------ Data

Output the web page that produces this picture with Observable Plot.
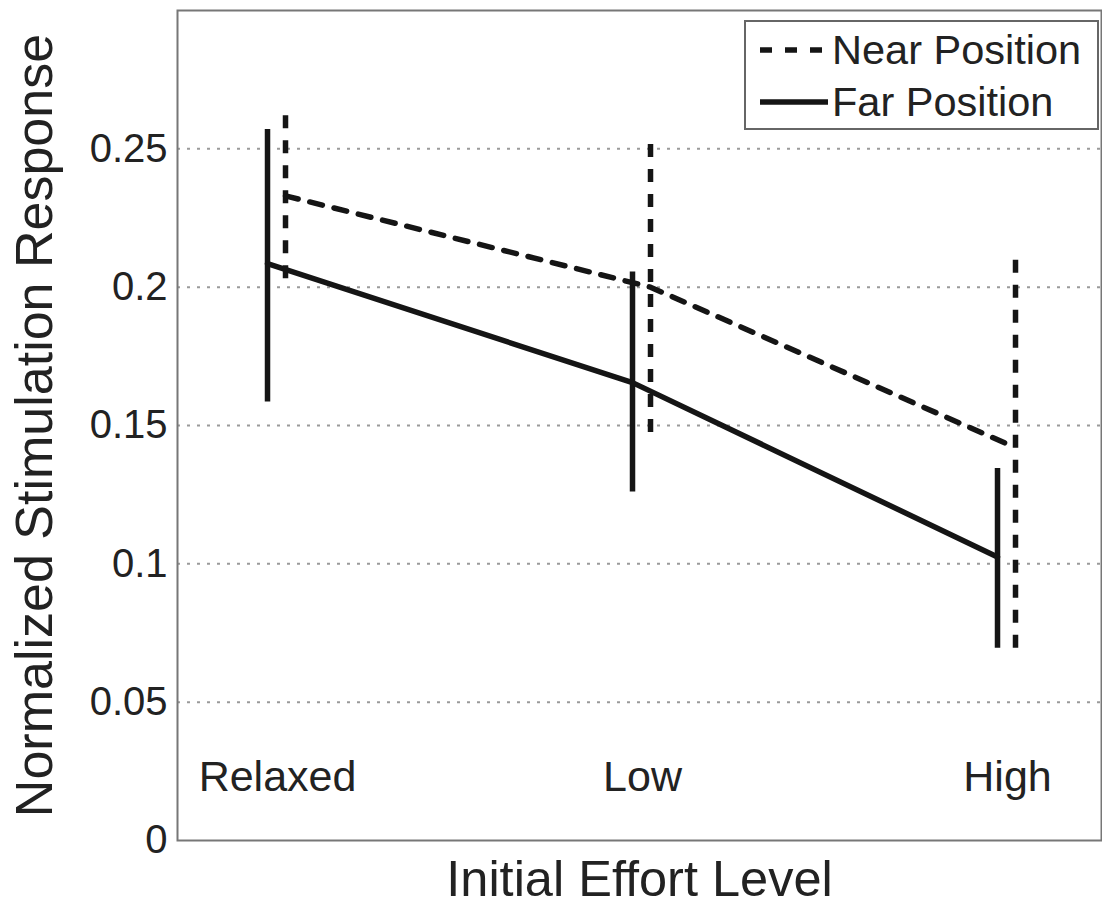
<!DOCTYPE html>
<html>
<head>
<meta charset="utf-8">
<script src="https://cdn.jsdelivr.net/npm/d3@7"></script>
<script src="https://cdn.jsdelivr.net/npm/@observablehq/plot@0.6"></script>
<style>
  html, body { margin: 0; padding: 0; background: #fff; }
  #wrap { position: relative; width: 1102px; height: 909px; }
  #legend { position: absolute; left: 744px; top: 20px; width: 351px; height: 106px;
            border: 2px solid #666; background: #fff; box-sizing: content-box; }
  #legend .row { position: absolute; left: 0; height: 50px; display: flex; align-items: center;
                 font-family: "Liberation Sans", Arial, sans-serif; font-size: 41.5px; color: #222; }
  #legend svg { display: block; }
</style>
</head>
<body>
<div id="wrap"></div>
<script>
// ---- data ----
const categories = ["Relaxed", "Low", "High"];
const nearMean = [0.233, 0.200, 0.142];
const nearLow  = [0.203, 0.1475, 0.0695];
const nearHigh = [0.262, 0.253, 0.212];
const farMean  = [0.2085, 0.1655, 0.1025];
const farLow   = [0.1585, 0.126, 0.0695];
const farHigh  = [0.257, 0.2055, 0.1345];
const yTicks = [0, 0.05, 0.1, 0.15, 0.2, 0.25];
const yTickLabels = ["0", "0.05", "0.1", "0.15", "0.2", "0.25"];
const gridTicks = [0.05, 0.1, 0.15, 0.2, 0.25];
const seriesNames = ["Near Position", "Far Position"];
const xTitle = "Initial Effort Level";
const yTitle = "Normalized Stimulation Response";

const near = categories.map((c, i) => ({cat: c, idx: i + 1, mean: nearMean[i], lo: nearLow[i], hi: nearHigh[i]}));
const far  = categories.map((c, i) => ({cat: c, idx: i + 1, mean: farMean[i], lo: farLow[i], hi: farHigh[i]}));

const ink = "#151515";
const dash = "13,12";
const NEAR_DX = 18;

const chart = Plot.plot({
  width: 1102,
  height: 909,
  marginLeft: 177,
  marginRight: 1,
  marginTop: 10,
  marginBottom: 69,
  style: {fontFamily: "'Liberation Sans', Arial, sans-serif", fontSize: "40px", color: "#222", background: "#fff"},
  x: {domain: [0.7534, 3.2849], axis: null},
  y: {domain: [0, 0.3], axis: null},
  marks: [
    Plot.gridY(gridTicks, {stroke: "#9a9a9a", strokeOpacity: 1, strokeWidth: 2, strokeDasharray: "3,7"}),
    Plot.axisY(yTicks, {tickSize: 0, tickPadding: 10, tickFormat: (d) => yTickLabels[yTicks.indexOf(d)], fontSize: 40, label: null, fill: "#222"}),
    Plot.frame({stroke: "#777", strokeWidth: 2}),
    // far (solid)
    Plot.ruleX(far, {x: "idx", y1: "lo", y2: "hi", stroke: ink, strokeWidth: 5.5}),
    Plot.line(far, {x: "idx", y: "mean", stroke: ink, strokeWidth: 5.5}),
    // near (dashed)
    Plot.ruleX(near, {x: "idx", y1: "lo", y2: "hi", dx: NEAR_DX, stroke: ink, strokeWidth: 5.5, strokeDasharray: dash}),
    Plot.line(near, {x: "idx", y: "mean", dx: NEAR_DX, stroke: ink, strokeWidth: 5.5, strokeDasharray: dash}),
    // category labels inside the plot
    Plot.text(categories, {x: (d, i) => i + 1, y: 0.023, dx: 10, text: (d) => d, fontSize: 43, fill: "#222", lineAnchor: "middle"}),
    // axis titles
    Plot.text([xTitle], {frameAnchor: "bottom", dy: 39, text: (d) => d, fontSize: 50.5, fill: "#222", lineAnchor: "middle", textAnchor: "middle"}),
    Plot.text([yTitle], {frameAnchor: "left", dx: -142, rotate: -90, text: (d) => d, fontSize: 52, fill: "#222", lineAnchor: "middle", textAnchor: "middle"})
  ]
});

const wrap = document.getElementById("wrap");
wrap.appendChild(chart);

// legend
const legend = document.createElement("div");
legend.id = "legend";
const styles = [dash, null];
const tops = [3, 55];
seriesNames.forEach((name, i) => {
  const row = document.createElement("div");
  row.className = "row";
  row.style.top = tops[i] + "px";
  const ns = "http://www.w3.org/2000/svg";
  const s = document.createElementNS(ns, "svg");
  s.setAttribute("width", 86);
  s.setAttribute("height", 20);
  const ln = document.createElementNS(ns, "line");
  ln.setAttribute("x1", 14); ln.setAttribute("x2", 82);
  ln.setAttribute("y1", 10); ln.setAttribute("y2", 10);
  ln.setAttribute("stroke", ink);
  ln.setAttribute("stroke-width", 5.5);
  if (styles[i]) ln.setAttribute("stroke-dasharray", "12,13");
  s.appendChild(ln);
  row.appendChild(s);
  const t = document.createElement("span");
  t.textContent = name;
  row.appendChild(t);
  legend.appendChild(row);
});
wrap.appendChild(legend);
</script>
</body>
</html>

------------

## Directive
Set every line down exactly as written, leaving each picture out.

## Finished answer
Output the web page that produces this picture with Observable Plot.
<!DOCTYPE html>
<html>
<head>
<meta charset="utf-8">
<script src="https://cdn.jsdelivr.net/npm/d3@7"></script>
<script src="https://cdn.jsdelivr.net/npm/@observablehq/plot@0.6"></script>
<style>
  html, body { margin: 0; padding: 0; background: #fff; }
  #wrap { position: relative; width: 1102px; height: 909px; }
  #legend { position: absolute; left: 744px; top: 20px; width: 351px; height: 106px;
            border: 2px solid #666; background: #fff; box-sizing: content-box; }
  #legend .row { position: absolute; left: 0; height: 50px; display: flex; align-items: center;
                 font-family: "Liberation Sans", Arial, sans-serif; font-size: 41.5px; color: #222; }
  #legend svg { display: block; }
</style>
</head>
<body>
<div id="wrap"></div>
<script>
// ---- data ----
const categories = ["Relaxed", "Low", "High"];
const nearMean = [0.233, 0.200, 0.142];
const nearLow  = [0.203, 0.1475, 0.0695];
const nearHigh = [0.262, 0.253, 0.212];
const farMean  = [0.2085, 0.1655, 0.1025];
const farLow   = [0.1585, 0.126, 0.0695];
const farHigh  = [0.257, 0.2055, 0.1345];
const yTicks = [0, 0.05, 0.1, 0.15, 0.2, 0.25];
const yTickLabels = ["0", "0.05", "0.1", "0.15", "0.2", "0.25"];
const gridTicks = [0.05, 0.1, 0.15, 0.2, 0.25];
const seriesNames = ["Near Position", "Far Position"];
const xTitle = "Initial Effort Level";
const yTitle = "Normalized Stimulation Response";

const near = categories.map((c, i) => ({cat: c, idx: i + 1, mean: nearMean[i], lo: nearLow[i], hi: nearHigh[i]}));
const far  = categories.map((c, i) => ({cat: c, idx: i + 1, mean: farMean[i], lo: farLow[i], hi: farHigh[i]}));

const ink = "#151515";
const dash = "13,12";
const NEAR_DX = 18;

const chart = Plot.plot({
  width: 1102,
  height: 909,
  marginLeft: 177,
  marginRight: 1,
  marginTop: 10,
  marginBottom: 69,
  style: {fontFamily: "'Liberation Sans', Arial, sans-serif", fontSize: "40px", color: "#222", background: "#fff"},
  x: {domain: [0.7534, 3.2849], axis: null},
  y: {domain: [0, 0.3], axis: null},
  marks: [
    Plot.gridY(gridTicks, {stroke: "#9a9a9a", strokeOpacity: 1, strokeWidth: 2, strokeDasharray: "3,7"}),
    Plot.axisY(yTicks, {tickSize: 0, tickPadding: 10, tickFormat: (d) => yTickLabels[yTicks.indexOf(d)], fontSize: 40, label: null, fill: "#222"}),
    Plot.frame({stroke: "#777", strokeWidth: 2}),
    // far (solid)
    Plot.ruleX(far, {x: "idx", y1: "lo", y2: "hi", stroke: ink, strokeWidth: 5.5}),
    Plot.line(far, {x: "idx", y: "mean", stroke: ink, strokeWidth: 5.5}),
    // near (dashed)
    Plot.ruleX(near, {x: "idx", y1: "lo", y2: "hi", dx: NEAR_DX, stroke: ink, strokeWidth: 5.5, strokeDasharray: dash}),
    Plot.line(near, {x: "idx", y: "mean", dx: NEAR_DX, stroke: ink, strokeWidth: 5.5, strokeDasharray: dash}),
    // category labels inside the plot
    Plot.text(categories, {x: (d, i) => i + 1, y: 0.023, dx: 10, text: (d) => d, fontSize: 43, fill: "#222", lineAnchor: "middle"}),
    // axis titles
    Plot.text([xTitle], {frameAnchor: "bottom", dy: 39, text: (d) => d, fontSize: 50.5, fill: "#222", lineAnchor: "middle", textAnchor: "middle"}),
    Plot.text([yTitle], {frameAnchor: "left", dx: -142, rotate: -90, text: (d) => d, fontSize: 52, fill: "#222", lineAnchor: "middle", textAnchor: "middle"})
  ]
});

const wrap = document.getElementById("wrap");
wrap.appendChild(chart);

// legend
const legend = document.createElement("div");
legend.id = "legend";
const styles = [dash, null];
const tops = [3, 55];
seriesNames.forEach((name, i) => {
  const row = document.createElement("div");
  row.className = "row";
  row.style.top = tops[i] + "px";
  const ns = "http://www.w3.org/2000/svg";
  const s = document.createElementNS(ns, "svg");
  s.setAttribute("width", 86);
  s.setAttribute("height", 20);
  const ln = document.createElementNS(ns, "line");
  ln.setAttribute("x1", 14); ln.setAttribute("x2", 82);
  ln.setAttribute("y1", 10); ln.setAttribute("y2", 10);
  ln.setAttribute("stroke", ink);
  ln.setAttribute("stroke-width", 5.5);
  if (styles[i]) ln.setAttribute("stroke-dasharray", "12,13");
  s.appendChild(ln);
  row.appendChild(s);
  const t = document.createElement("span");
  t.textContent = name;
  row.appendChild(t);
  legend.appendChild(row);
});
wrap.appendChild(legend);
</script>
</body>
</html>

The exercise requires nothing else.